Le Consensus de Copenhague a tenté d’estimer les coûts directs et indirects mondiaux de la violence contre les enfants. En extrapolant les données issues d’un échantillon d’études faites dans les pays ayant calculé les coûts de toutes les formes de violence, il a estimé le coût mondial de la violence à 9 500 milliards de dollars des États-Unis, soit 11 % du produit intérieur brut (PIB) mondial. La violence faite spécifiquement aux enfants, notamment l’homicide, la maltraitance et la violence sexuelle, coûterait 3 700 milliards de dollars (4,3 % du PIB mondial).

Le Bureau régional de l’UNICEF pour l’Asie et le Pacifique a fait faire une étude visant à estimer le coût de la violence contre les enfants dans cette région sur la base des données issues des études nationales, l’objectif étant de faire des prévisions pour toute la région.
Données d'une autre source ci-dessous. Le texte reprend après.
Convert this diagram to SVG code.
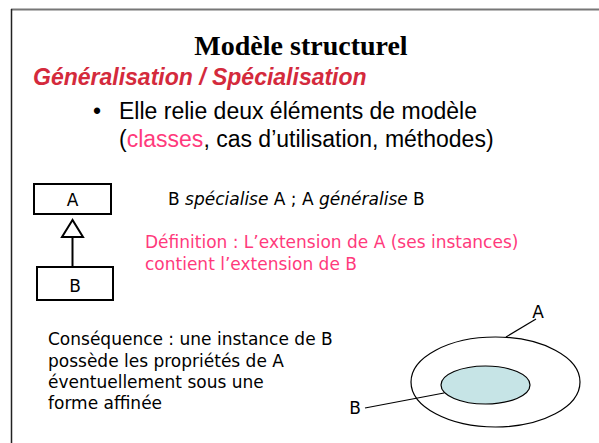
<svg xmlns="http://www.w3.org/2000/svg" width="599" height="443" viewBox="0 0 599 443">
<style>
.t{font-family:"DejaVu Sans",Verdana,sans-serif;font-size:17px;fill:#000}
.p{fill:#ff3a7c}
.a{font-family:"Liberation Sans",Arial,sans-serif;font-size:23px;fill:#000}
.box{fill:#fff;stroke:#000;stroke-width:2}
.ln{stroke:#000;stroke-width:1.2;fill:none}
</style>
<rect width="599" height="443" fill="#fff"/>
<line x1="11" y1="9.5" x2="599" y2="9.5" stroke="#777" stroke-width="2"/>
<line x1="11.5" y1="9" x2="11.5" y2="443" stroke="#222" stroke-width="1.5"/>
<text x="301" y="55" text-anchor="middle" font-family="Liberation Serif,Times New Roman,serif" font-size="28" font-weight="bold">Modèle structurel</text>
<text x="33" y="85" font-family="Liberation Sans,Arial,sans-serif" font-size="23" font-weight="bold" font-style="italic" fill="#d42a3c">Généralisation / Spécialisation</text>
<text x="93" y="119" class="a">•</text>
<text x="119" y="119" class="a">Elle relie deux éléments de modèle</text>
<text x="119" y="147" class="a">(<tspan class="p">classes</tspan>, cas d’utilisation, méthodes)</text>
<g id="nodeA"><rect class="box" x="34" y="184" width="77" height="30"/><text class="t" x="72.5" y="206" text-anchor="middle">A</text></g>
<g id="nodeB"><rect class="box" x="37" y="267" width="76" height="33"/><text class="t" x="75" y="292" text-anchor="middle">B</text></g>
<g id="connectors">
<line x1="72.5" y1="237" x2="72.5" y2="267" stroke="#000" stroke-width="2"/>
<polygon points="72.5,220 62,237 83,237" fill="#fff" stroke="#000" stroke-width="2"/>
<line class="ln" x1="506" y1="337" x2="536" y2="319"/>
<line class="ln" x1="365" y1="408" x2="444" y2="393"/>
</g>
<text class="t" x="168" y="205">B <tspan font-style="italic">spécialise</tspan> A ; A <tspan font-style="italic">généralise</tspan> B</text>
<text class="t p" x="145" y="248">Définition : L’extension de A (ses instances)</text>
<text class="t p" x="145" y="270">contient l’extension de B</text>
<text class="t" x="48" y="345">Conséquence : une instance de B</text>
<text class="t" x="48" y="367">possède les propriétés de A</text>
<text class="t" x="48" y="388">éventuellement sous une</text>
<text class="t" x="48" y="409">forme affinée</text>
<g id="setA"><ellipse cx="495.5" cy="382" rx="84.5" ry="45" fill="none" stroke="#000" stroke-width="1.2"/><text class="t" x="538" y="318" text-anchor="middle">A</text></g>
<g id="setB"><ellipse cx="485.5" cy="385" rx="44.5" ry="19" fill="#c6e4e6" stroke="#000" stroke-width="1.2"/><text class="t" x="355" y="414" text-anchor="middle">B</text></g>
</svg>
En utilisant l’année 2004 comme référence, il a établi les coûts totaux à 160 milliards de dollars des États-Unis, soit 2 % du PIB régional.

Le Child Fund Alliance a chargé l’Overseas Development Institute d’évaluer les coûts directs et indirects mondiaux de la violence contre les enfants. L’Overseas Development Institute a publié les résultats de cette évaluation en 2014 et estimé que 7 000 milliards de dollars des États-Unis (8 % du PIB mondial) étaient perdus, chaque année, à cause de la violence contre les enfants.

Les études sur le coût de la violence contre les enfants visent également à aider à connaître l’ampleur de ce phénomène par rapport au pourcentage du revenu national brut ou du PIB potentiellement perdu du fait des dépenses engagées pour y faire face et le prévenir, ainsi que des pertes de productivité. Il convient de rappeler que ces estimations varient en fonction des hypothèses avancées, des formes de violence contre les enfants prises en considération et du degré d’exhaustivité de l’évaluation des coûts directs et indirects. Mais malgré la différence des hypothèses, les estimations nationales, régionales et mondiales les plus faibles indiquent que la violence coûte au moins 2 % du PIB et que ce pourcentage est, en réalité, beaucoup plus élevé (probablement entre 8 % et 10 %). Cette violence a indiscutablement un coût économique énorme aux niveaux national et mondial et détourne des ressources qui pourraient être utilisées de manière plus productive dans d’autres domaines.

La prochaine étape dans le plaidoyer en faveur de l’investissement dans les programmes de prévention consistera à évaluer le coût de la violence par rapport aux pertes qui seraient évitées grâce à l’application efficace de tels programmes. L’étude du Consensus de Copenhague mentionnée précédemment consistait à analyser la rentabilité des programmes de prévention ayant fait l’objet d’une évaluation rigoureuse. Il en est ressorti que les taux de rendement des investissements dans la prévention de la violence contre les enfants étaient élevés. Par exemple, un programme mis en œuvre aux États-Unis en vue d’éliminer la violence physique comme moyen de discipliner l’enfant a donné un rapport avantages/coûts de 13 à 14, un niveau particulièrement élevé pour une mesure sociale.

Si l’on veut que la prévention et l’élimination de la violence contre les enfants occupent une meilleure place dans les politiques publiques, il est nécessaire de mieux connaître l’ampleur éventuelle des pertes économiques que celle-ci entraîne ainsi que les coûts et avantages des programmes de prévention. Il faut également investir davantage dans la recherche sur la prévalence de cette violence, dans le cadre aussi bien des enquêtes administratives que des enquêtes par sondage menées à l’échelle nationale. La collecte de données factuelles de qualité au moyen d’études rigoureuses du coût économique de la violence contre les enfants et des économies réalisées grâce à des programmes de prévention efficaces doit être une priorité absolue dans l’application du programme de développement durable pour l’après-2015.